● **Exercise instructions**
Using the data below, output the first line and every line after it up to and including the line containing "import plotly.graph_objects as go", exactly as written and with nothing added.

* Start Data for the task *

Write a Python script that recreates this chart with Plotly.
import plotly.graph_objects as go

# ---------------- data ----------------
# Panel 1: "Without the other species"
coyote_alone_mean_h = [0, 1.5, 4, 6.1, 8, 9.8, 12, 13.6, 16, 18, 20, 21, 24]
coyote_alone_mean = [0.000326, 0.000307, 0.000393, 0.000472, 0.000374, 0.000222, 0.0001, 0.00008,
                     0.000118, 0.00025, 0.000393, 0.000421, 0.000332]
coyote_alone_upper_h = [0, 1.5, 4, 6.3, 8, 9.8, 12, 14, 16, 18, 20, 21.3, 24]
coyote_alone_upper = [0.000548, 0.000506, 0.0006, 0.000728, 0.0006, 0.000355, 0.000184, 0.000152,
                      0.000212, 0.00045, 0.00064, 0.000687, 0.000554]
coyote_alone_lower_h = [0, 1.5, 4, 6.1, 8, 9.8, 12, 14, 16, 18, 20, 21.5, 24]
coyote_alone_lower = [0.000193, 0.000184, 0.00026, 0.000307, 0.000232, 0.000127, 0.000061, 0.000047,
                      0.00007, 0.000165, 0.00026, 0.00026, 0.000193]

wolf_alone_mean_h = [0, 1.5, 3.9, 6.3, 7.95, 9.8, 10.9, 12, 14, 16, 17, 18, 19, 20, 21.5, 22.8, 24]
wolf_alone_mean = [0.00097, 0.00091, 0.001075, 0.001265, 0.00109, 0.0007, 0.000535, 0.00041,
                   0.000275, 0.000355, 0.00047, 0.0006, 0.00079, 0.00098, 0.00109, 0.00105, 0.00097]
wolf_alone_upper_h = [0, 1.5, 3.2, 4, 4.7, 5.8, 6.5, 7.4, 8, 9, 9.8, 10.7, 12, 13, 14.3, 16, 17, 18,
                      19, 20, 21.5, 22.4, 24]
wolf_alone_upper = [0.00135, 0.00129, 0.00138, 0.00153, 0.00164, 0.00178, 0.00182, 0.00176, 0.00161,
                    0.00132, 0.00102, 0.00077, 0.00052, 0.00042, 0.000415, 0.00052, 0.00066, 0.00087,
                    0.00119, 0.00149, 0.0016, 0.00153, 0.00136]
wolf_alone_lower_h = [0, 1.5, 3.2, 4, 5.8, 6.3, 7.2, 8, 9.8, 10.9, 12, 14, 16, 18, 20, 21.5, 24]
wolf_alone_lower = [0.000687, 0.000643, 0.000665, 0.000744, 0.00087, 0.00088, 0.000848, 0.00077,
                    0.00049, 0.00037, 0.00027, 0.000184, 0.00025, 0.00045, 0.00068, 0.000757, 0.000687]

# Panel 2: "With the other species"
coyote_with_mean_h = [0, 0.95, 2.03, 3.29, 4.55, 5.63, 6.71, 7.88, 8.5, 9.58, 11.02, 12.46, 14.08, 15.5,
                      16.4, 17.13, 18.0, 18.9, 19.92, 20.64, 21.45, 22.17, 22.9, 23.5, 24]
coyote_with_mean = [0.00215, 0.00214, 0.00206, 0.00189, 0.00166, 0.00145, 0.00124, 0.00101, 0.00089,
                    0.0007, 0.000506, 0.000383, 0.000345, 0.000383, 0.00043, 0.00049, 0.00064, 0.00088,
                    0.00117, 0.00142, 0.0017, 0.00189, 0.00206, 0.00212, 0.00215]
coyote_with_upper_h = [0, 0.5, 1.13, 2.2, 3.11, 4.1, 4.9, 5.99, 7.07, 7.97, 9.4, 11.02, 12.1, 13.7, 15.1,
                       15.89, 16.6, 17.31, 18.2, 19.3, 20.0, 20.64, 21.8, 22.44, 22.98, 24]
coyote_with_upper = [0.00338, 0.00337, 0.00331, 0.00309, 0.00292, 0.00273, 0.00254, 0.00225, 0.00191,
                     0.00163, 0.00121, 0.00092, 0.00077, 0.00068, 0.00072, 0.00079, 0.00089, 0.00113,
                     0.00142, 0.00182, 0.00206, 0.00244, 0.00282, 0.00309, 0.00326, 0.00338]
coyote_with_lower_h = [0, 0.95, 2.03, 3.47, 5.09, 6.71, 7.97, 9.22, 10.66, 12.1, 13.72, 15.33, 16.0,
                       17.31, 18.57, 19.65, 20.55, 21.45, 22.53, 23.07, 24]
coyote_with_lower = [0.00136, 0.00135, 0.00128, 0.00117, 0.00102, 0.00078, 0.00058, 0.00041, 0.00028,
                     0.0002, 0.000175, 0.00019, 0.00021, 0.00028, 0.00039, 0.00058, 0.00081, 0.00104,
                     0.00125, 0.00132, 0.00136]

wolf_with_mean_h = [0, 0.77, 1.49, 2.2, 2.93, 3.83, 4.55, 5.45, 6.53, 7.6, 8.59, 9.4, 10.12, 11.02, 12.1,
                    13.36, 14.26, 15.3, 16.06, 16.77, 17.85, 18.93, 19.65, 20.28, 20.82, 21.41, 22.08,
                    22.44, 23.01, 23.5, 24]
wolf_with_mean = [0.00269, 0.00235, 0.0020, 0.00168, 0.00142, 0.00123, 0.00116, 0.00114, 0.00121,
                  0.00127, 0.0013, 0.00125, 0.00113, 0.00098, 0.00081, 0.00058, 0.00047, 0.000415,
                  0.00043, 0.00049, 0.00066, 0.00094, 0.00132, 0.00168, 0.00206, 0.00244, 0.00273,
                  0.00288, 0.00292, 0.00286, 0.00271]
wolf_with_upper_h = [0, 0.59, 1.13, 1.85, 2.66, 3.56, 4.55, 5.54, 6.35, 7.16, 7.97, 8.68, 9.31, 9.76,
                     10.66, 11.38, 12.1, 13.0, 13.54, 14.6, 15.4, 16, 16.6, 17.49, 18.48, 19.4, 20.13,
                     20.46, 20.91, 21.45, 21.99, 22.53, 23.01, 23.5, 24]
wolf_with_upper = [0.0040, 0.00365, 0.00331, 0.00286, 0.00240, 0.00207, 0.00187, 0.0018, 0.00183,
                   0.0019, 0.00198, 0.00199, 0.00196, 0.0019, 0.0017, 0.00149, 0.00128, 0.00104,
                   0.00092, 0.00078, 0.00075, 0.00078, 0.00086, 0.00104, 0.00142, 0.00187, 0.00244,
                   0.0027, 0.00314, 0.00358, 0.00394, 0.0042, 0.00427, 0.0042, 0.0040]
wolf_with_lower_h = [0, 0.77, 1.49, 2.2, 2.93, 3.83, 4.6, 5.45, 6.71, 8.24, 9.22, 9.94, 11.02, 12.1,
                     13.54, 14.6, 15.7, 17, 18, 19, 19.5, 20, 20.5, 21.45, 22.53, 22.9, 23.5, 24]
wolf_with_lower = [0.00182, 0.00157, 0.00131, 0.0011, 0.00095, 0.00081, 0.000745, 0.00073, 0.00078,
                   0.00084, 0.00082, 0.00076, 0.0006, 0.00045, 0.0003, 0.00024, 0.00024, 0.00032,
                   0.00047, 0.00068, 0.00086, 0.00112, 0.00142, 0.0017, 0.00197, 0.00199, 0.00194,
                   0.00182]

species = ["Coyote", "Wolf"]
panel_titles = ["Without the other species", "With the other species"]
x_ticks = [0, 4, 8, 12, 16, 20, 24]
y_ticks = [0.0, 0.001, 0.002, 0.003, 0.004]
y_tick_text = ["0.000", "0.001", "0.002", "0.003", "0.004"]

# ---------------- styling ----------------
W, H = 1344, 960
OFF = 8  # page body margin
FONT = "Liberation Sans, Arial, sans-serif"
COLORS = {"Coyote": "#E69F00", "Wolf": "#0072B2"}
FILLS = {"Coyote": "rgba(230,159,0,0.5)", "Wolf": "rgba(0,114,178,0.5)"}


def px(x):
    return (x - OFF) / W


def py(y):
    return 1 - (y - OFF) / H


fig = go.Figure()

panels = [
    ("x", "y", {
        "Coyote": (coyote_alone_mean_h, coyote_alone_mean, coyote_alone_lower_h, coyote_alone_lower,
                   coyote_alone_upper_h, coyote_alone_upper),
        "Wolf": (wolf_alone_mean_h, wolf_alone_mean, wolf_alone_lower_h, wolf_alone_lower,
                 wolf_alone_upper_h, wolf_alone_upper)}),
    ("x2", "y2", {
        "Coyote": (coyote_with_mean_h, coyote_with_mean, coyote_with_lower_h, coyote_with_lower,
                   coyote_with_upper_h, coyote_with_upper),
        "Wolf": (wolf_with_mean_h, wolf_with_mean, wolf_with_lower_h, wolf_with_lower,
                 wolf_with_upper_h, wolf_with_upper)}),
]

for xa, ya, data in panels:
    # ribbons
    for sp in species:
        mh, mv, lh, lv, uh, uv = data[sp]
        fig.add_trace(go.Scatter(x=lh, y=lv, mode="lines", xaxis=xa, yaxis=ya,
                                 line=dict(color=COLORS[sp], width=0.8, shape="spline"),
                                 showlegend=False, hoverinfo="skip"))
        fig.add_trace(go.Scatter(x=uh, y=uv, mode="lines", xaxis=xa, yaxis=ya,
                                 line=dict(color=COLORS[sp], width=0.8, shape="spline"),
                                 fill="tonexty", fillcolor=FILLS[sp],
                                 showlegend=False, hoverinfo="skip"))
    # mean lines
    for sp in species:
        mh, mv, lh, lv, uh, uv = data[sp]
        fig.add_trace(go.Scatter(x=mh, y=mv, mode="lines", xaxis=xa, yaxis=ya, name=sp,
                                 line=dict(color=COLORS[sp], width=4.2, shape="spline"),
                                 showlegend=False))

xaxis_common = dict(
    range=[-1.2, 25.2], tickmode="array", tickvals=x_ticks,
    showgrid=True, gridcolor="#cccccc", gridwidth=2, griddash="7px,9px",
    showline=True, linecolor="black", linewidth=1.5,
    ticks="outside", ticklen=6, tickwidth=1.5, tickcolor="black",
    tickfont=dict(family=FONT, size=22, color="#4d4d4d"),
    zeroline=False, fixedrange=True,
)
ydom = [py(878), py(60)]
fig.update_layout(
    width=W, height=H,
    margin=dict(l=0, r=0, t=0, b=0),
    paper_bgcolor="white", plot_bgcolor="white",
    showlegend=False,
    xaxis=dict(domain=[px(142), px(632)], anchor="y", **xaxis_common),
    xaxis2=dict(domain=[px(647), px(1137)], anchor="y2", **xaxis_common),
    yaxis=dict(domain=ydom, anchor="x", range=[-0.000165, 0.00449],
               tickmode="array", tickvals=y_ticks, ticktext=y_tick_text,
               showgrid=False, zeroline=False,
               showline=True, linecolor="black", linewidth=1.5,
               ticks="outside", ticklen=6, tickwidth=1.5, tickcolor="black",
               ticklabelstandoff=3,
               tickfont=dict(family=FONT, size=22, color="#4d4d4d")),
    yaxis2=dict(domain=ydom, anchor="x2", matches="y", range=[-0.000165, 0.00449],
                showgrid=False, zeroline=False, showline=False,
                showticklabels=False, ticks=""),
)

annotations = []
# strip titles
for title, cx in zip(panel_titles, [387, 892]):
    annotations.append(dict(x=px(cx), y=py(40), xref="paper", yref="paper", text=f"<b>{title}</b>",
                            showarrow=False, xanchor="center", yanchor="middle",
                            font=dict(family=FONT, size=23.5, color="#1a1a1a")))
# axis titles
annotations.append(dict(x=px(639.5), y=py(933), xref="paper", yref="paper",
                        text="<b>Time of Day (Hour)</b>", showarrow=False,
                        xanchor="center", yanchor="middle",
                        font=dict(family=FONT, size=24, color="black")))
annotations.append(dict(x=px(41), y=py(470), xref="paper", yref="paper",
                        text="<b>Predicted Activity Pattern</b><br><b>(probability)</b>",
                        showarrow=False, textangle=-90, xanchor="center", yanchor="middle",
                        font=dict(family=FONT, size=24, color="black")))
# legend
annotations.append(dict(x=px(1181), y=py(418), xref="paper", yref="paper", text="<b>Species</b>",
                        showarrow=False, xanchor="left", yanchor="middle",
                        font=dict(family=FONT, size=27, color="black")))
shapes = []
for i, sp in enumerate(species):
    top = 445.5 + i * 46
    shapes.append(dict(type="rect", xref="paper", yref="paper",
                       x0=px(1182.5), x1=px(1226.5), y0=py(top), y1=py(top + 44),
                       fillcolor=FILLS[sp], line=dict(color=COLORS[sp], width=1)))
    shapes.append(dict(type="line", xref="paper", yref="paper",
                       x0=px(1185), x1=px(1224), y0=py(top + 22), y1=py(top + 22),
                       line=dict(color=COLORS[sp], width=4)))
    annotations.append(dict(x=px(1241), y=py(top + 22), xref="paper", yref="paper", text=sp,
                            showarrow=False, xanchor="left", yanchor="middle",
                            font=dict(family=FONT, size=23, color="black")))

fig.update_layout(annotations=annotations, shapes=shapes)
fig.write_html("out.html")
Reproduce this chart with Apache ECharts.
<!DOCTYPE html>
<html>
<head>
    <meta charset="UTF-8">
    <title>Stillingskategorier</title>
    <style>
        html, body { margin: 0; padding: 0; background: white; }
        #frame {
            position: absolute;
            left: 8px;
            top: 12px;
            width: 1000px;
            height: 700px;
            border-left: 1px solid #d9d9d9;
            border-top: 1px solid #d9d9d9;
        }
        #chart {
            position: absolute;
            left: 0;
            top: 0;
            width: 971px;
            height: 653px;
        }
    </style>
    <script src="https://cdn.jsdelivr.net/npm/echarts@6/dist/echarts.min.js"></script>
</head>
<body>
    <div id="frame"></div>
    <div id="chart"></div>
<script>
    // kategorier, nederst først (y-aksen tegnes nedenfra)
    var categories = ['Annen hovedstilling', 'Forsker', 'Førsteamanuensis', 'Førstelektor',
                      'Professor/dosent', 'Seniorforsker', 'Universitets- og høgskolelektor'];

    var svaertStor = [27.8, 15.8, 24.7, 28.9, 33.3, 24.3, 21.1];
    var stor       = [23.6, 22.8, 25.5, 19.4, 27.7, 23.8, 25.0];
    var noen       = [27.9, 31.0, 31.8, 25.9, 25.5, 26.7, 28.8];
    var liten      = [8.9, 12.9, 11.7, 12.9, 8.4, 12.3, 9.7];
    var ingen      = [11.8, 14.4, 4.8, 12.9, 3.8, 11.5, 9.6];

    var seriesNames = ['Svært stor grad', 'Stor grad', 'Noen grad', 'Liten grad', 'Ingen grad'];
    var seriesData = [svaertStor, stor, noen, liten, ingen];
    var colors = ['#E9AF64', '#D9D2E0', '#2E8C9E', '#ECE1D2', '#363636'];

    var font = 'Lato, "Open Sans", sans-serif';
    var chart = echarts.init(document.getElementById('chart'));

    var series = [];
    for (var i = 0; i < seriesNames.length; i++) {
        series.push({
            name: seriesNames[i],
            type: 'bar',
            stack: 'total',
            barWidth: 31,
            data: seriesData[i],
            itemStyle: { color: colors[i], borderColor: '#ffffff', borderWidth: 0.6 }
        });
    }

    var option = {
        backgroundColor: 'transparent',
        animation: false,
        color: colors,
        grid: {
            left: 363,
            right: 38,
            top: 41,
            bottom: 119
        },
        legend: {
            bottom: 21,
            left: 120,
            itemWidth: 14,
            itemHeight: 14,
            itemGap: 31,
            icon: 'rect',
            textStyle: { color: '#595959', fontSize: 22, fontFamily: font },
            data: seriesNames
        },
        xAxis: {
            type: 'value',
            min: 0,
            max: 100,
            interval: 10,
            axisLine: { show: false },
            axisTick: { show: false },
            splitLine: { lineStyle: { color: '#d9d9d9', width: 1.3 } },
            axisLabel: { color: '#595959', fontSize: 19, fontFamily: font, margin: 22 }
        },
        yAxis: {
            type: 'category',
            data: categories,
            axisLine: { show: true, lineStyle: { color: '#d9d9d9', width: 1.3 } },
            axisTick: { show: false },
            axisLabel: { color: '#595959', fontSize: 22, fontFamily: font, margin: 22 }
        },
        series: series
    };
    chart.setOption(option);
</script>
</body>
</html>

* End Data for the task *

● **Solution**
Write a Python script that recreates this chart with Plotly.
import plotly.graph_objects as go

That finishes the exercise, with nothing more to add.